Tunisia’s Political Landscape
- Tunisian politics are more complex than a binary competition between secularists and Islamists. Secular parties’ ideological rivalries, strategic differences, and leadership divisions undermine their force in politics.
- After the 2011 revolution that ousted then president Zine el-Abidine Ben Ali, secular parties failed to form strong coalitions, develop regional networks, or create viable party platforms, often using anti-Islamist rhetoric to attract voters instead of offering solutions to Tunisia’s challenges. Some were perceived to have been co-opted by Ben Ali’s regime.
- Under the Troika, secular parties with a well-defined platform and ideological stance, especially regarding the ruling Islamist Ennahda party, proved more resilient than ideologically diverse parties or those relying on a popular leader to unite a fragmented base.

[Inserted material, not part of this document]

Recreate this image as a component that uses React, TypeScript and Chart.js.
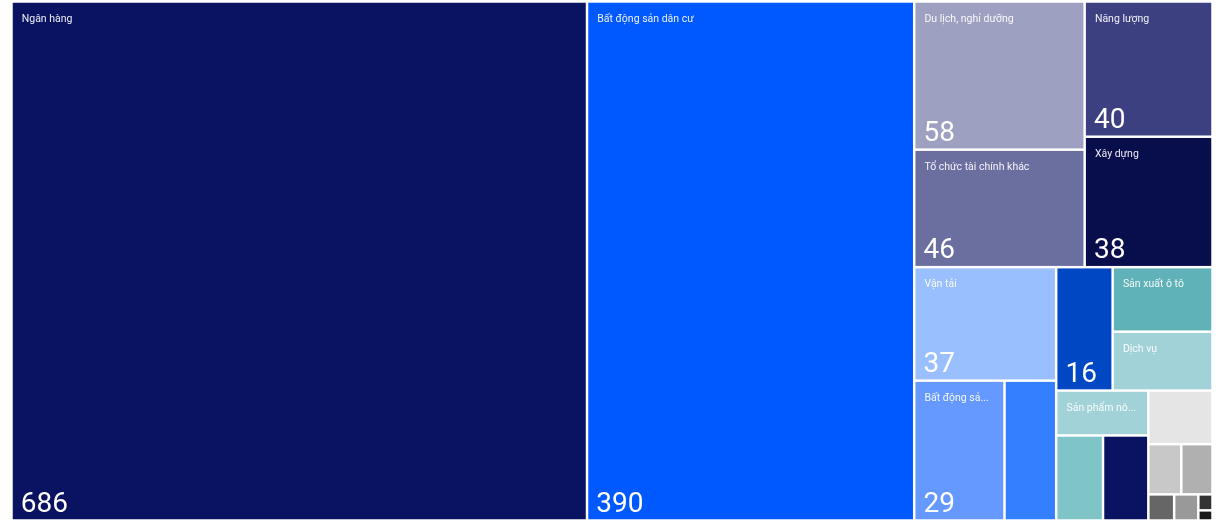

- Many secular parties lack internal democracy, with leaders making decisions unilaterally or with their cronies, who act in their self-interest.
- Generally, secular parties legalized before the revolution are experiencing a generational clash, with the old guard clinging to power and resisting structural reform, while parties legalized after the revolution lack a clear unifying vision and strategy.
- Secular voices like the Nidaa Tounes party and the Popular Front coalition, backed by major media outlets and civil society organizations, have gained popular support since the NSF forced the Troika’s resignation.
Recommendations for Tunisia’s Secular Parties
Move beyond anti-Islamist rhetoric and fix structural problems. Secular parties need to address their dependency on single-personality politics, lack of party platforms, ideological fragmentation, and resistance to a new generation of leaders. Failure to do so risks a gradual decrease in their current momentum.
Put aside old rivalries to create strong, lasting coalitions. Divisions and frictions will remain as long as secular leaders continue prioritizing personal ambitions or rivalries over unity and collaboration. To maximize their leverage, secular parties should form several coalitions based on common ideological principles and cooperate through the NSF to advance their shared interests.
Democratize from within. To promote party unity, leaders of secular parties should consider the views of all members, not just a small cadre of elites, when making decisions.